そして決定打となったのが、1595年の豊臣秀次粛清事件です 。かつて失態を犯した際に秀長が命を救った甥の秀次を、秀吉は謀反の疑いをかけて一族もろとも惨殺します 。豊臣家の未来を根底から揺るがしたこの自己破壊的な事件も、穏健な調整役であった秀長がいれば、決して起こらなかったでしょう 。
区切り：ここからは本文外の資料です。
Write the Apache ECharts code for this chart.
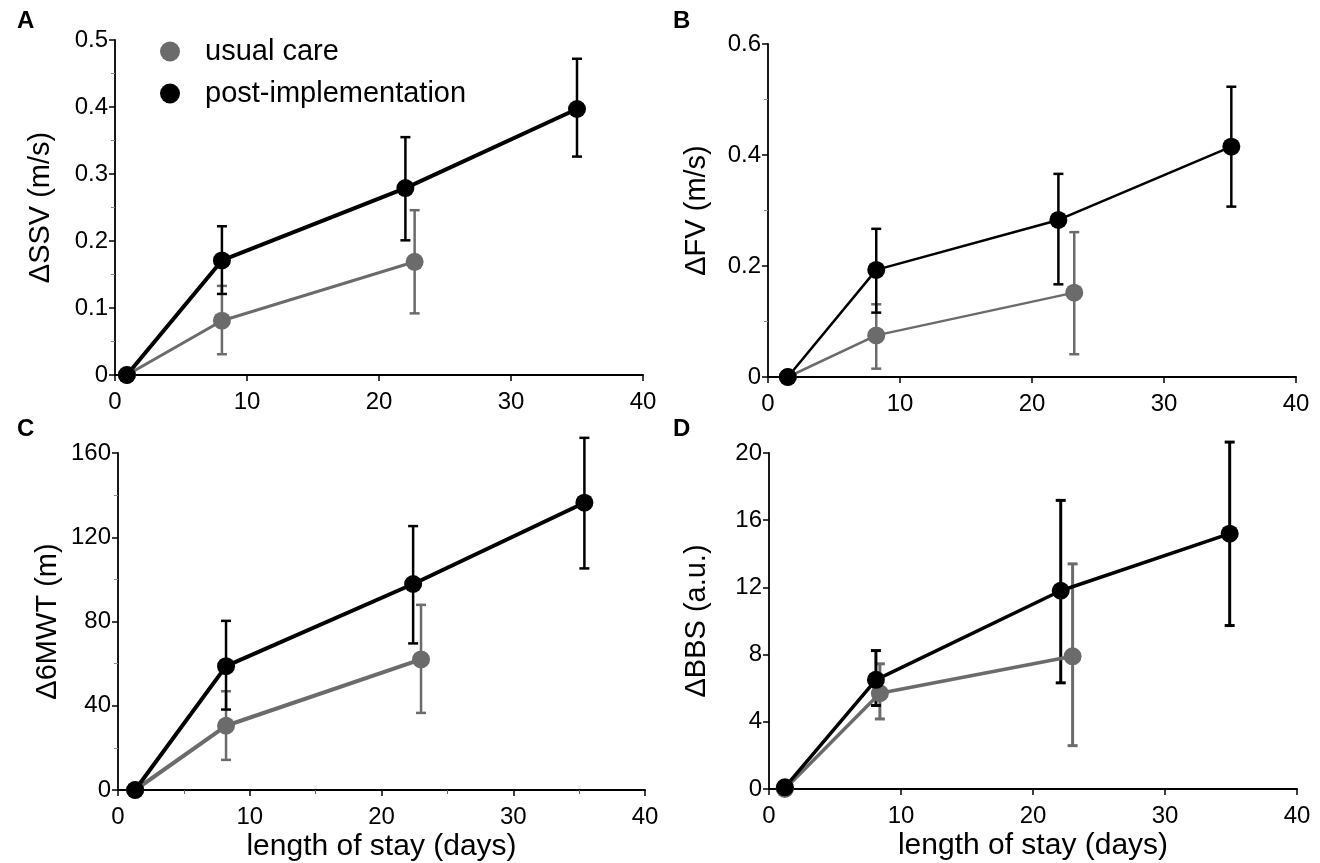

秀長の死は、単に有能な補佐役を失っただけではありませんでした。それは、秀吉という天才の暴走を止め、多様な家臣たちを繋ぎとめ、徳川家康のような有力大名とのバランスを保っていた「重し」が失われたことを意味したのです。彼の死と共に、豊臣政権は崩壊への坂道を転がり始めました。
まとめ:なぜ秀長は「天下一の補佐役」なのか
豊臣秀長の生涯を振り返ると、彼が単なる「秀吉の弟」や「補佐役」という枠に収まらない、非凡な人物であったことがわかります。彼は、兄の野心を現実のものとするための「共同経営者」であり、軍事、政治、外交、そして財政のすべてにおいて、豊臣政権という巨大な船を支える大黒柱でした。その温厚で誠実な人柄は、多くの人々を惹きつけ、対立を和らげ、巨大組織の潤滑油として機能しました 。
2026年の大河ドラマ「豊臣兄弟!」では、これまで光の当たりにくかったこの偉大なナンバー2の人間的魅力や、知られざる苦悩、そして兄・秀吉との熱い絆が、どのように描かれるのでしょうか 。今から放送が待ち遠しくてなりません。